Miami Marlins pitcher Jose Fernandez, one of the top young hurlers in Major League Baseball (MLB) and a leading contender for this year's National League (NL) Cy Young Award, has died at the age of 24 in a boating accident off the coast of Miami Beach. The tragic mishap also claimed the lives of two other people early this morning, Miami's Local News 10 reports.
Fernandez, the 2013 NL Rookie of the Year and a 2-time All-Star, had recently announced he and his girlfriend were expecting their first child.
In a 2013 interview with the Miami Herald, the Cuban-born Fernandez said he had spent a year in prison as a teenager for "illegally attempting to leave the country." In Fernandez's telling, it would take four attempts for he and his family to finally be able to successfully flee the impoverished island prison run by the Castro brothers since 1959.
When they crammed themselves onto a speedboat headed for Mexico and eventually the U.S., they had to avoid "flying bullets from Cuban coast guard boats" and then had to endure days "in the solitude of the the ocean," according to the Herald. When one of the people in the boat fell overboard, Fernandez says he immediately jumped into the sea in an attempted rescue. He was successful, and only after securing the person did he realize the life he saved was his mother's.

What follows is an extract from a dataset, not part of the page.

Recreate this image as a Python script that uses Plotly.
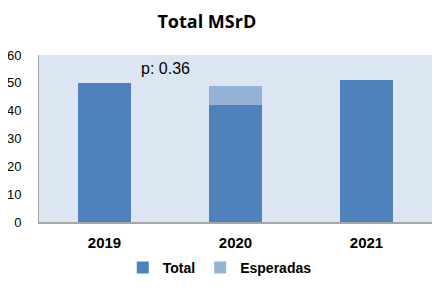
import plotly.graph_objects as go

categories = ["2019", "2020", "2021"]
total = [50, 42, 51]
esperadas = [0, 7, 0]
y_ticks = [0, 10, 20, 30, 40, 50, 60]

W, H = 437, 284

fig = go.Figure()
fig.add_trace(go.Bar(x=categories, y=total, name="Total", marker_color="#4f81bd",
                     marker_line_width=0, width=0.4))
fig.add_trace(go.Bar(x=categories, y=esperadas, name="Esperadas", marker_color="#95b3d7",
                     marker_line_width=0, width=0.4))

fig.update_layout(
    template="none",
    barmode="stack",
    width=W, height=H,
    margin=dict(l=31, r=13, t=47, b=70, autoexpand=False),
    paper_bgcolor="white",
    plot_bgcolor="#dce6f2",
    font=dict(family="Liberation Sans, Arial", color="black", size=12),
    title=dict(text="<b>Total MSrD</b>", x=0.455, xanchor="center", y=1 - 14 / H,
               yref="container", yanchor="middle",
               font=dict(family="Open Sans, DejaVu Sans", size=18, color="black")),
    showlegend=True,
    legend=dict(orientation="h", x=0.46, xanchor="center", y=(H - 260) / H, yref="container",
                yanchor="middle",
                font=dict(size=14, family="Liberation Sans, Arial", weight="bold"),
                traceorder="normal", itemwidth=30, bgcolor="rgba(0,0,0,0)"),
    annotations=[dict(x=0.26, y=55.3, xref="x", yref="y", text="p: 0.36", showarrow=False,
                      font=dict(size=16, family="Liberation Sans, Arial"), xanchor="left",
                      yanchor="middle")],
)
fig.update_xaxes(type="category", showline=True, linecolor="#a6a6a6", linewidth=2, ticks="",
                 showgrid=False, ticklabelstandoff=6,
                 tickfont=dict(size=15, family="Liberation Sans, Arial", weight="bold"))
fig.update_yaxes(range=[0, 60], tickvals=y_ticks, showgrid=False, showline=True, linecolor="#a6a6a6",
                 linewidth=1, ticks="", zeroline=False, ticklabelstandoff=14,
                 tickfont=dict(size=13))

fig.write_html("out.html")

Despite the re-opening of the U.S. embassy in Havana and the normalizing of diplomatic relations between the U.S. and Cuba, Raul Castro still presides over a corrupt and inept one-party communist government which brooks no dissent and severely restricts the free flow of information. It shouldn't be surprising that Cubans continue to flee their home country, but that they are reportedly leaving in 78 percent greater numbers than they were a year prior demonstrates that Cubans sense their special status—allowing them an easier path to naturalization in the U.S. than any other country's migrants—might be on its way out as a result of better relations between the two countries' governments.